Duncan,
The main reason for posting was that I have just re read Joshua Bovis’s article in the Briefing from December 2005 entitled ‘Scotland the Brave’. In the article he emphasises how spritually barren Scotland is compared to Sydney. I choked at that, I have not lived or ministred in Scotland, but I can say that there are faithful evangelical churches in most (if not all) the big towns of Scotland, some very famous gospel centred churches like St Georges Tron and Sandyford Henderson in Glasgow, Charlotte Chapel, Carubbers and Holyrood in Edinburgh and a whole reformed presbyterian (fully evangelical) denomination called the Free Church of Scotland. Scotland is not so dark as he paints.

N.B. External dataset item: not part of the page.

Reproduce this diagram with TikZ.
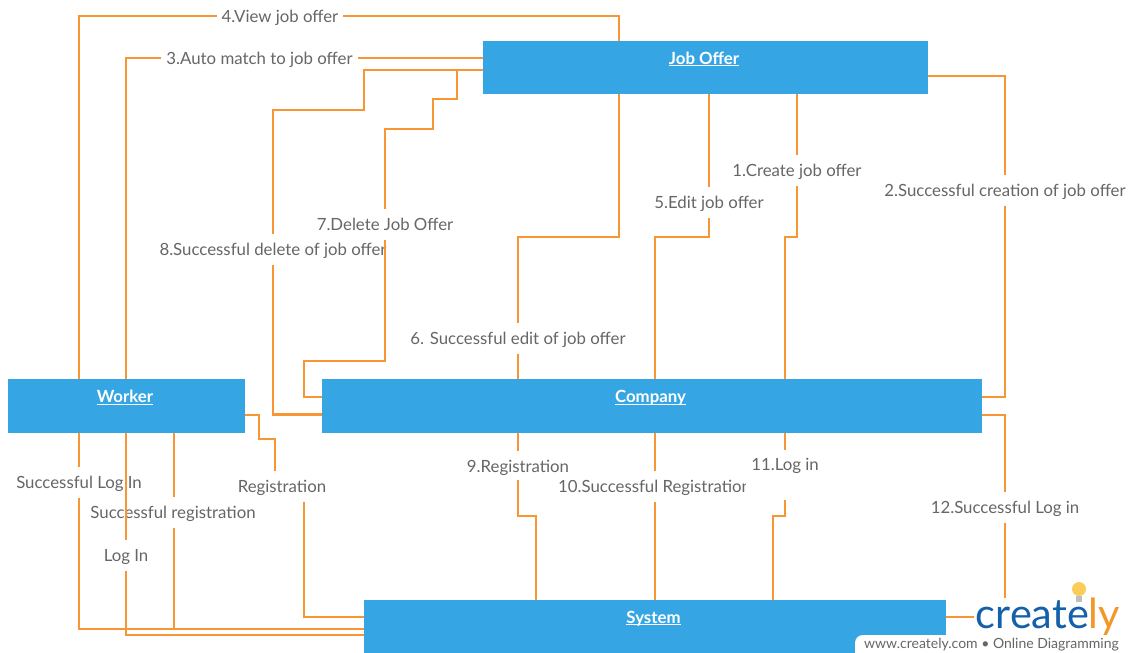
\documentclass[tikz,border=0pt]{standalone}
\usepackage{fontspec}
\setmainfont{Lato}
\usepackage{tikz}
\definecolor{lineorange}{RGB}{247,150,50}
\definecolor{boxblue}{RGB}{53,166,227}
\definecolor{lblgrey}{RGB}{102,102,102}
\definecolor{logoblue}{RGB}{21,96,170}
\definecolor{logoorange}{RGB}{245,150,40}
\definecolor{bulbyellow}{RGB}{250,205,90}
\newcommand\boxname[1]{\hspace*{-3pt}\raisebox{7pt}{\underline{\smash{#1}}}}
\tikzset{
  entity/.style={fill=boxblue,text=white,font=\fontsize{16.8}{18}\selectfont\bfseries,outer sep=0pt,inner sep=0pt},
  conn/.style={draw=lineorange,line width=2.2pt},
  lbl/.style={fill=white,text=lblgrey,font=\fontsize{16.8}{18}\selectfont,inner xsep=5pt,inner ysep=0pt,minimum height=31pt,text height=16pt,text depth=4pt}
}
\begin{document}
\begin{tikzpicture}[x=1pt,y=-1pt]
\useasboundingbox (0,0) rectangle (1128,653);

% to draw entities
\node (Offer) [entity,minimum width=445pt,minimum height=53pt] at (705.5,67.5) {\boxname{Job Offer}};
\node (Worker) [entity,minimum width=237pt,minimum height=54pt] at (126.5,406) {\boxname{Worker}};
\node (Company) [entity,minimum width=660pt,minimum height=54pt] at (652,406) {\boxname{Company}};
\node (System) [entity,minimum width=582pt,minimum height=53pt] at (655,626.5) {\boxname{System}};

% Job Offer to Worker
\draw [conn] (619,0 |- Offer.north) -- (619,16) -- (79,16) -- (79,0 |- Worker.north);
\node (view) [lbl] at (280,16) {4.View job offer};
\draw [conn] (Offer.west |- 0,58) -- (126,58) -- (126,0 |- Worker.north);
\node (match) [lbl] at (259.5,58) {3.Auto match to job offer};

% Job Offer and Company, left side
\draw [conn] (Offer.west |- 0,70) -- (364,70) -- (364,110) -- (273,110) -- (273,414.5) -- (Company.west |- 0,414.5);
\node (deleted) [lbl] at (273,249.5) {8.Successful delete of job offer};
\draw [conn] (Offer.west |- 0,70) -- (457,70) -- (457,99) -- (433,99) -- (433,129) -- (385,129) -- (385,361) -- (304,361) -- (304,397) -- (Company.west |- 0,397);
\node (delete) [lbl] at (385,224.5) {7.Delete Job Offer};

% Job Offer and Company, bottom side
\draw [conn] (619,0 |- Offer.south) -- (619,237) -- (518,237) -- (518,0 |- Company.north);
\node (edited) [lbl] at (518,338) {6. Successful edit of job offer};
\draw [conn] (709,0 |- Offer.south) -- (709,237) -- (655,237) -- (655,0 |- Company.north);
\node (edit) [lbl] at (709,202) {5.Edit job offer};
\draw [conn] (797,0 |- Offer.south) -- (797,237) -- (785,237) -- (785,0 |- Company.north);
\node (create) [lbl] at (797,170) {1.Create job offer};
\draw [conn] (Offer.east |- 0,76) -- (1005,76) -- (1005,397) -- (Company.east |- 0,397);
\node (created) [lbl] at (1005,190) {2.Successful creation of job offer};

% Worker and System
\draw [conn] (79,0 |- Worker.south) -- (79,629) -- (System.west |- 0,629);
\node (loggedw) [lbl] at (79,482) {Successful Log In};
\draw [conn] (174,0 |- Worker.south) -- (174,629);
\node (registered) [lbl] at (173,512) {Successful registration};
\draw [conn] (126,0 |- Worker.south) -- (126,635) -- (System.west |- 0,635);
\node (loginw) [lbl] at (126,555) {Log In};
\draw [conn] (Worker.east |- 0,415) -- (259,415) -- (259,439) -- (275,439) -- (275,487) -- (304,487) -- (304,617) -- (System.west |- 0,617);
\node (register) [lbl] at (282,486.5) {Registration};

% Company and System
\draw [conn] (655,0 |- Company.south) -- (655,0 |- System.north);
\node (regdone) [lbl] at (654.5,486.5) {10.Successful Registration};
\draw [conn] (518,0 |- Company.south) -- (518,516) -- (536,516) -- (536,0 |- System.north);
\node (regc) [lbl,minimum height=29pt,text depth=2pt] at (518,465) {9.Registration};
\draw [conn] (785,0 |- Company.south) -- (785,516) -- (773,516) -- (773,0 |- System.north);
\node (loginc) [lbl,minimum height=50pt,minimum width=74pt,text depth=26pt] at (785,475) {11.Log in};
\draw [conn] (Company.east |- 0,415) -- (1005,415) -- (1005,617) -- (System.east |- 0,617);
\node (loggedc) [lbl] at (1005,507) {12.Successful Log in};

% logo
\node (logo) [fill=white,inner xsep=2pt,inner ysep=0pt,font=\fontsize{41.5}{45}\selectfont] at (1048,617) {\textcolor{logoblue}{create}\textcolor{logoorange}{ly}};
\fill [bulbyellow] (1079,589) circle (7pt);
\fill [lightgray] (1076,596) rectangle (1082,602);
\fill [white,rounded corners=8pt] (855,665) rectangle (1145,635);
\node (credit) [text=lblgrey,anchor=west,inner sep=0pt,font=\fontsize{14}{16}\selectfont] at (864,645) {www.creately.com • Online Diagramming};
\end{tikzpicture}
\end{document}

Just a few things. I agree with you about the Tron, Charlotte Chapel. In my article I was coming from the context of a Sydney Anglican serving within the Church of Scotland denomination. In this denomination it is very difficult for Evangelicals, and there were many towns that I was aware of where there appeared to be no evangelical witness. In fact in the Presbytery that I was in I could count the evangelicals on one hand. I think there is a difference between a city that has one, two or three Bible teaching churches and a city that has dozens of them.
The persecution that I faced from Liberals during my time there was quite painful. Evangelicals are not the dominant force within the Church of Scotland, though since I have left things have been improving, with Highland Theological College being given approval to train candidates for ordination and guys like Gordon Kennedy, Ian Watson, David Randall and Scott Kirkland were doing a very good work in Scotland. But they were not the majority. It is only in very recent times that the Evangelicals within the Church of Scotland have been able to organise themselves together in order to respond to issues that could damage the church. They formed a group called Forward Together and Evangelicals under its auspices acquittted themselves very well at General Assembly at 121 in 2006 when the issue of same sex partnerships came up.
Perhaps my view is rather subjective, but I found the context of Evangelicals in Sydney to be very different to that of where I was in Scotland. Yes, there are some good gems, and the Free are doing a good work, though they need to work at contextualising the gospel; and the independant church scene is also gaining ground. But my stance that Sydney Christians are spoiled compared to Evangelicals in Scotland remains.